◆ WORK TO COMPLETE
The lines from the top of the material below through the line containing "import * as" are to be printed exactly, with pictures omitted.

◆ DATA EXTRACT

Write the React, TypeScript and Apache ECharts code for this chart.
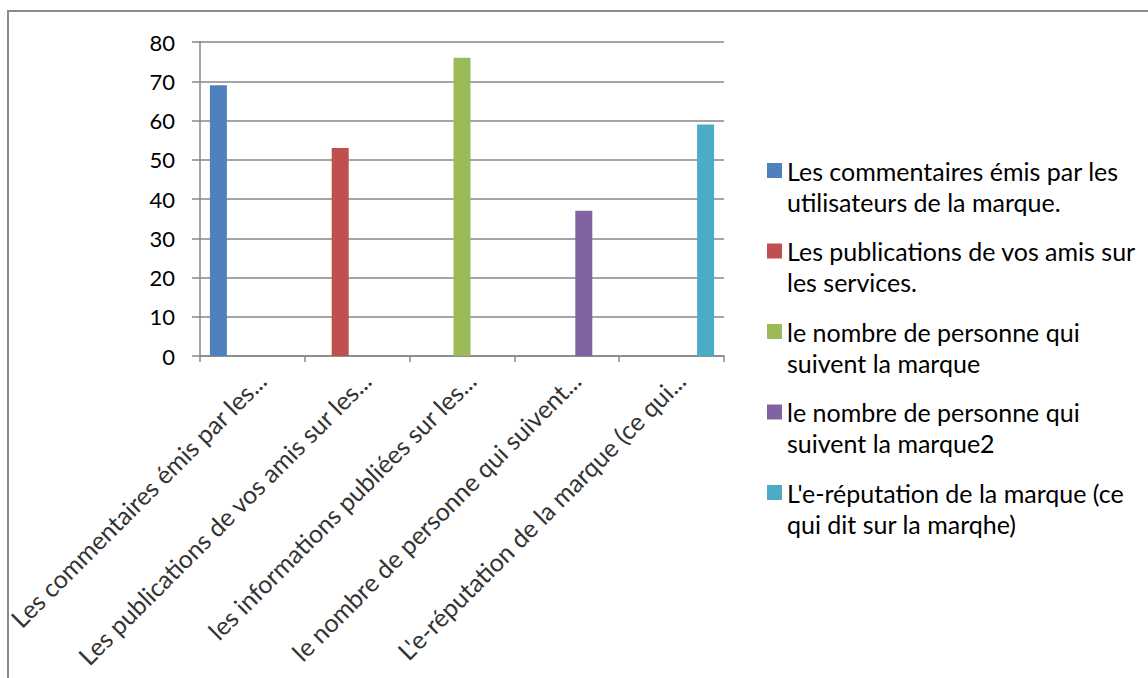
import React, { useEffect, useRef } from "react";
import * as echarts from "echarts";

const categories = [
  "Les commentaires émis par les...",
  "Les publications de vos amis sur les...",
  "les informations publiées sur les...",
  "le nombre de personne qui suivent...",
  "L'e-réputation de la marque (ce qui...",
];

const seriesNames = [
  "Les commentaires émis par les utilisateurs de la marque.",
  "Les publications de vos amis sur les services.",
  "le nombre de personne qui suivent la marque",
  "le nombre de personne qui suivent la marque2",
  "L'e-réputation de la marque (ce qui dit sur la marqhe)",
];

const legendLines = [
  ["Les commentaires émis par les", "utilisateurs de la marque."],
  ["Les publications de vos amis sur", "les services."],
  ["le nombre de personne qui", "suivent la marque"],
  ["le nombre de personne qui", "suivent la marque2"],
  ["L'e-réputation de la marque (ce", "qui dit sur la marqhe)"],
];

const seriesValues = [69, 53, 76, 37, 59];

const seriesColors = ["#4F81BD", "#C0504D", "#9BBB59", "#8064A2", "#4BACC6"];

const yTicks = { min: 0, max: 80, interval: 10 };

const FONT = "Lato";
const GRID_COLOR = "#878787";

export default function App() {
  const ref = useRef<HTMLDivElement>(null);

  useEffect(() => {
    if (!ref.current) return;
    const chart = echarts.init(ref.current, undefined, { renderer: "svg" });

    const series = seriesNames.map((name, i) => ({
      name,
      type: "bar",
      barWidth: 17,
      barGap: "0%",
      itemStyle: { color: seriesColors[i] },
      data: categories.map((_, j) => (j === i ? seriesValues[i] : null)),
    }));

    chart.setOption({
      animation: false,
      backgroundColor: "#ffffff",
      textStyle: { fontFamily: FONT },
      graphic: [
        {
          type: "rect",
          shape: { x: 8, y: 11, width: 1300, height: 800 },
          style: { fill: "none", stroke: "#8a8a8a", lineWidth: 2 },
          silent: true,
          z: -1,
        },
      ],
      grid: {
        left: 200,
        top: 42,
        width: 524,
        height: 314,
        containLabel: false,
        outerBoundsMode: "none",
      },
      legend: {
        orient: "vertical",
        left: 767,
        top: 124,
        padding: 0,
        itemWidth: 15,
        itemHeight: 15,
        itemGap: -12.5,
        icon: "rect",
        data: seriesNames,
        formatter: (name: string) => {
          const idx = seriesNames.indexOf(name);
          return " \n" + legendLines[idx].join("\n");
        },
        textStyle: {
          fontFamily: FONT,
          fontSize: 25,
          lineHeight: 31,
          color: "#000",
        },
      },
      xAxis: {
        type: "category",
        data: categories,
        axisLine: { show: true, lineStyle: { color: GRID_COLOR, width: 1.5 } },
        axisTick: { show: true, length: 6, lineStyle: { color: GRID_COLOR, width: 1.5 } },
        axisLabel: {
          rotate: 45,
          interval: 0,
          margin: 11,
          fontFamily: FONT,
          fontSize: 25,
          lineHeight: 25.4,
          color: "#333",
          // leading blank line nudges the rotated text right/down like Excel's placement
          formatter: (v: string) => " \n" + v,
        },
      },
      yAxis: {
        type: "value",
        min: yTicks.min,
        max: yTicks.max,
        interval: yTicks.interval,
        axisLine: { show: true, lineStyle: { color: GRID_COLOR, width: 1.5 } },
        axisTick: { show: true, length: 8, lineStyle: { color: GRID_COLOR, width: 1.5 } },
        splitLine: { show: true, lineStyle: { color: GRID_COLOR, width: 1.5 } },
        axisLabel: {
          margin: 25,
          fontFamily: FONT,
          fontSize: 22,
          color: "#000",
        },
      },
      series,
    });

    return () => chart.dispose();
  }, []);

  return (
    <div
      ref={ref}
      style={{ position: "fixed", left: 0, top: 0, width: 1148, height: 678, background: "#fff" }}
    />
  );
}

◆ ANSWER TO THIS EXERCISE
Write the React, TypeScript and Apache ECharts code for this chart.
import React, { useEffect, useRef } from "react";
import * as echarts from "echarts";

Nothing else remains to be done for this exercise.